“A confidential informant is not a spy…”

The title of this post is a quotation from US Senator Lindsey Graham, during a recent radio interview — find more details here, in a recent Washington Post report, along with a transcript of that portion of his interview. It concerns the President characterizing someone who is now much in the news as being a “spy” planted in his campaign by the FBI. That others understand this person as an informant — someone who, of their own volition, apparently decided authorities needed to know something he himself knew — is one among many current examples in US politics where it ought to be profoundly obvious that, yes, classification matters.

But there are those who lament how, as they have characterized it, postmodern sensibilities have destroyed the truth.

But those of us who have studied these things would probably offer a different sort of analysis, arguing, instead, that the once seemingly stable conditions that determined what got to be understood as true, and who was authorized to speak that truth, are no longer stable, and that the criteria we thought were agreed upon were hardly as settled as many of us had assumed. The success, at least among supporters, of characterizing an informant as a spy — and all the nefarious motives and actions that this implies, at least when the person infiltrates your world (instead of all the positive, risk-taking values associated with infiltrating your adversary’s world) — should make evident that there’s something going on here that deserves more careful examination than just lamenting that we’re now somehow post-truth.

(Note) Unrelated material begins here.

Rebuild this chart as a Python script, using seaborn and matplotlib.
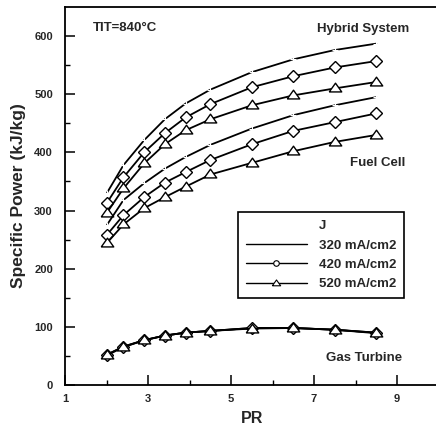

All this is just to say that scholars of religion in the Durkheimian tradition, who have read their Mary Douglas and who have therefore made the turn toward studying competing classification systems (such as how divergent groups create different spaces in which the live and act by means of words that are representative of institutional structures), have much to study in our current moment. For they will keep in mind that we’re likely no longer talking about the truth in all this but, nodding to the wording of Bruce Lincoln’s last thesis, we’re now in a world where differing regimes of truth are all too apparent — and recognizing the plural, regimes, is the the key here.